WHAT THE EXERCISE ASKS =>
Find all lines in the records that include the word "this", and copy them out.

Start of ENTRIES

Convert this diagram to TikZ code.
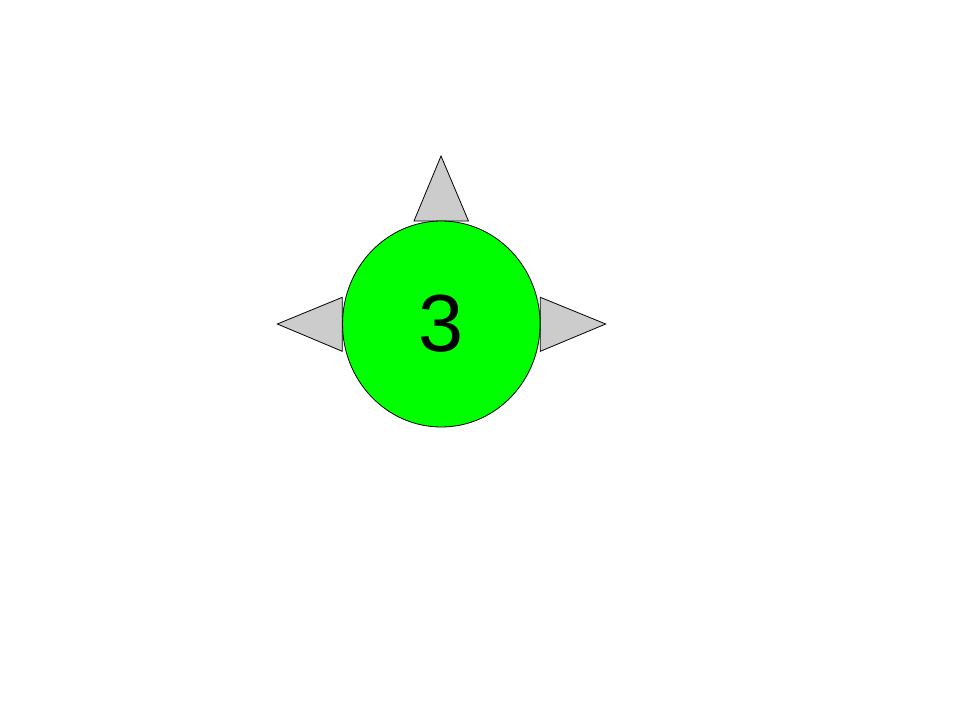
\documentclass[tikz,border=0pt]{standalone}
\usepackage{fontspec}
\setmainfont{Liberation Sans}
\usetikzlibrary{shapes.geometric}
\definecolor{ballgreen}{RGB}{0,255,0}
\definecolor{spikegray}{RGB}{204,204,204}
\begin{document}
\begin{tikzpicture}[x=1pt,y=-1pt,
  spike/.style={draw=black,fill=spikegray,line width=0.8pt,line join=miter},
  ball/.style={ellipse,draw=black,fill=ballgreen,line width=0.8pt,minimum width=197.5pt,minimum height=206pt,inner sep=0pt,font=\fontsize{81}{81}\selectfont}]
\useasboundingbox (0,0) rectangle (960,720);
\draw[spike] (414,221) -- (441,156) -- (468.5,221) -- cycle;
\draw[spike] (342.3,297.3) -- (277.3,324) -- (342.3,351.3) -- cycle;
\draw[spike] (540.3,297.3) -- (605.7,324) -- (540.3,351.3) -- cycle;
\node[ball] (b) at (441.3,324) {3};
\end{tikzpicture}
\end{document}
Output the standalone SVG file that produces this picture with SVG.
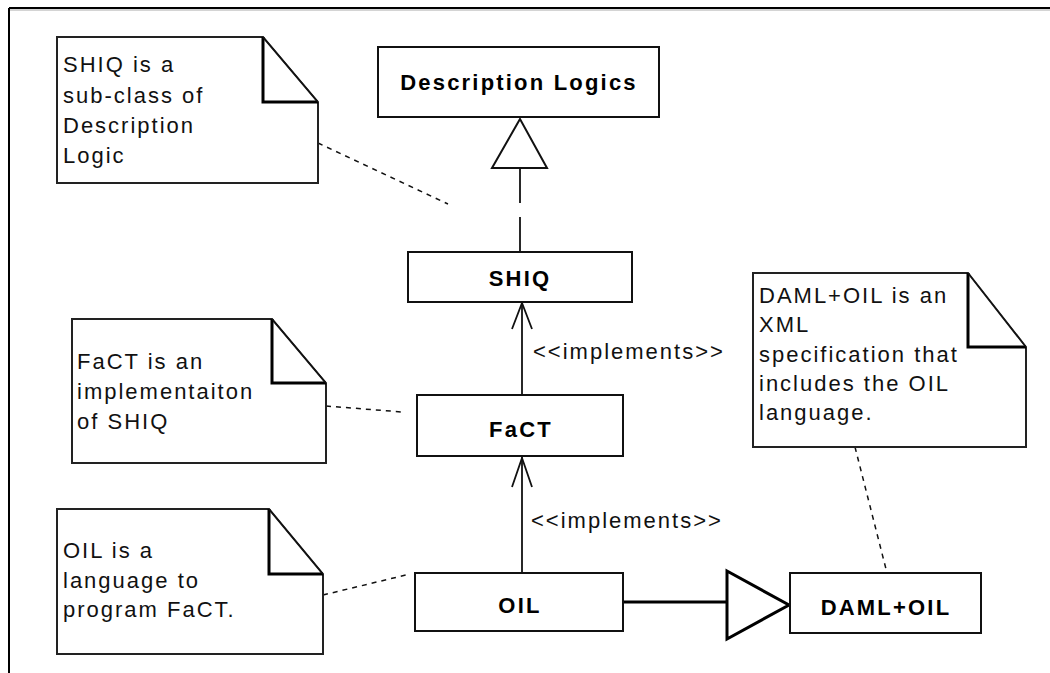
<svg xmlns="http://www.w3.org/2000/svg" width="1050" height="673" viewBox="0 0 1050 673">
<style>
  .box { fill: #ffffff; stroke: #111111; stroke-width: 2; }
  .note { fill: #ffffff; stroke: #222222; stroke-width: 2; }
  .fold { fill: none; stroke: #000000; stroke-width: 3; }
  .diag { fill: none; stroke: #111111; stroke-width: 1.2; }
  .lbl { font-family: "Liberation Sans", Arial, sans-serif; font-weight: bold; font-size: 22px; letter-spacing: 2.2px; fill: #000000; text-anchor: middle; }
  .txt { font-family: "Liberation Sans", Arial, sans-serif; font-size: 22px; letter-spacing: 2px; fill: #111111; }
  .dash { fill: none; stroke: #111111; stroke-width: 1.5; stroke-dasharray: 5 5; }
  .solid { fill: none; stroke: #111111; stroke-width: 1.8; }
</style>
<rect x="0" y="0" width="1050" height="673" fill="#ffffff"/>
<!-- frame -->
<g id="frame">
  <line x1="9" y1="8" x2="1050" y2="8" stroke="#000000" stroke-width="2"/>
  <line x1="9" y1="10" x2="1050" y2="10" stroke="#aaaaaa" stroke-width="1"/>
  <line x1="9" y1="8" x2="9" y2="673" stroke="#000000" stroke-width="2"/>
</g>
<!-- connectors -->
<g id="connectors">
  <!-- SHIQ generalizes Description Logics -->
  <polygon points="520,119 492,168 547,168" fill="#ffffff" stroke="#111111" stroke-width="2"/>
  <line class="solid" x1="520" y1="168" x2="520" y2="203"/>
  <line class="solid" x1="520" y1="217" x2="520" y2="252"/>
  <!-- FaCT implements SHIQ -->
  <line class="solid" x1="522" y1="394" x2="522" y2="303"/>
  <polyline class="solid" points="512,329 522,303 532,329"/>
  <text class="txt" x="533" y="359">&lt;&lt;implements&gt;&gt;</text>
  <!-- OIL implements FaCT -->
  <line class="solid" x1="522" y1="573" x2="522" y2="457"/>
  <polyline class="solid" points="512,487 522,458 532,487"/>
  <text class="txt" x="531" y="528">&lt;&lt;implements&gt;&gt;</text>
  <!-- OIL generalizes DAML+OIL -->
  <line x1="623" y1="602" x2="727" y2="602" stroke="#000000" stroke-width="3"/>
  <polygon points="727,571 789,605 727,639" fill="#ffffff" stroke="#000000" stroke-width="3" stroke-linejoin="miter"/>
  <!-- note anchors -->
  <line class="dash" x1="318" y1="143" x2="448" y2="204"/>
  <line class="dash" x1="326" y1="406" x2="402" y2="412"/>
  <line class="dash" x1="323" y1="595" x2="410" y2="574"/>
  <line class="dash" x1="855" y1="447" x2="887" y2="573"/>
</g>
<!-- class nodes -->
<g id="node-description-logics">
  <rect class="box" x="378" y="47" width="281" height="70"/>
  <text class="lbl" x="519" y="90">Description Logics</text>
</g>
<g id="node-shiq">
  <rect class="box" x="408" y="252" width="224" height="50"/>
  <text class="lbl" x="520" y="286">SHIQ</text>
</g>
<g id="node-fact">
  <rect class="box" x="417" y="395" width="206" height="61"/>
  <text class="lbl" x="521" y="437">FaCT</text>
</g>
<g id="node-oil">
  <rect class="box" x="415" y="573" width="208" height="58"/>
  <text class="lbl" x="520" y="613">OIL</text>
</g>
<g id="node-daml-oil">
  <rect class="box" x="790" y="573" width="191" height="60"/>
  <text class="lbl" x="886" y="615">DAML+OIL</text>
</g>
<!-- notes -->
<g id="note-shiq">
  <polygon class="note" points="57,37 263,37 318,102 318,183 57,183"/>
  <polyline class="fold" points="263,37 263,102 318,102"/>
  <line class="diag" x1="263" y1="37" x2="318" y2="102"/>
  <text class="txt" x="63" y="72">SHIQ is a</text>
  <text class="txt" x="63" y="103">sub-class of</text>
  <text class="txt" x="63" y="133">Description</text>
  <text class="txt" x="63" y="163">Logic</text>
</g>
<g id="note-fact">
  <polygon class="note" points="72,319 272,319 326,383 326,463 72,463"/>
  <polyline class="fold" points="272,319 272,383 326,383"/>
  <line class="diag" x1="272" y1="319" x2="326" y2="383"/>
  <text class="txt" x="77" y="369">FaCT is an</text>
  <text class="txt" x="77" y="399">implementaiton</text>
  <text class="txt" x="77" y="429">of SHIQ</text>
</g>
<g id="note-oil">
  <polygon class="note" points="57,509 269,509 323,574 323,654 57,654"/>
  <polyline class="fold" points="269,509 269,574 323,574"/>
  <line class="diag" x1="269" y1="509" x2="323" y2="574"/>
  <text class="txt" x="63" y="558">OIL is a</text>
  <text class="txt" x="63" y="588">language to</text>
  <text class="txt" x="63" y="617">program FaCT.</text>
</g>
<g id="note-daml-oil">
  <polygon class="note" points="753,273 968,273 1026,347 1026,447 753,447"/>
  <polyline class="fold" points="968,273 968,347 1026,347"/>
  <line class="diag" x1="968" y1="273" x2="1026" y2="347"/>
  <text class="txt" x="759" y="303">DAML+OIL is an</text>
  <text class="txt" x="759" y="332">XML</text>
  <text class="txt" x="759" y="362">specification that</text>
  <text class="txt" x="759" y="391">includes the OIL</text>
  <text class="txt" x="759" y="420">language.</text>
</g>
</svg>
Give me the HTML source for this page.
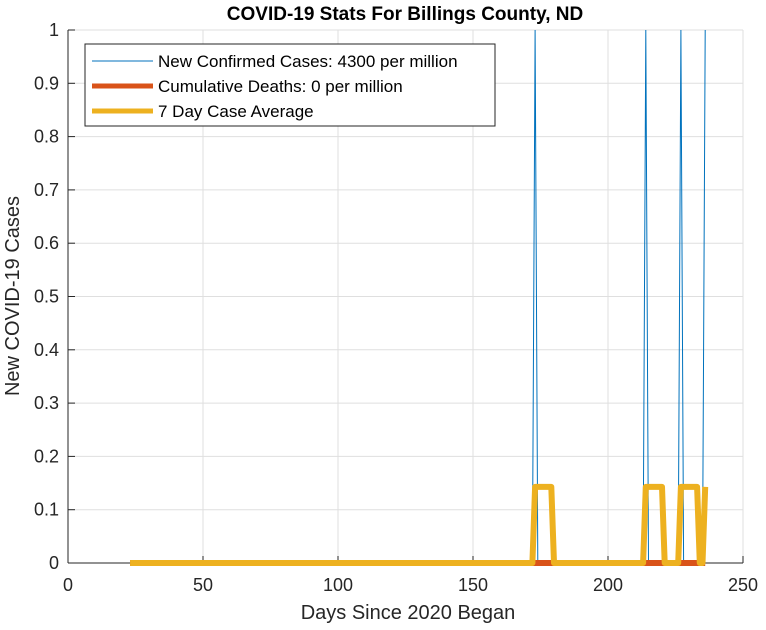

End of ENTRIES

TASK RESPONSE =>
Convert this diagram to TikZ code.
Output the standalone SVG file that produces this picture with SVG.
Give me the HTML source for this page.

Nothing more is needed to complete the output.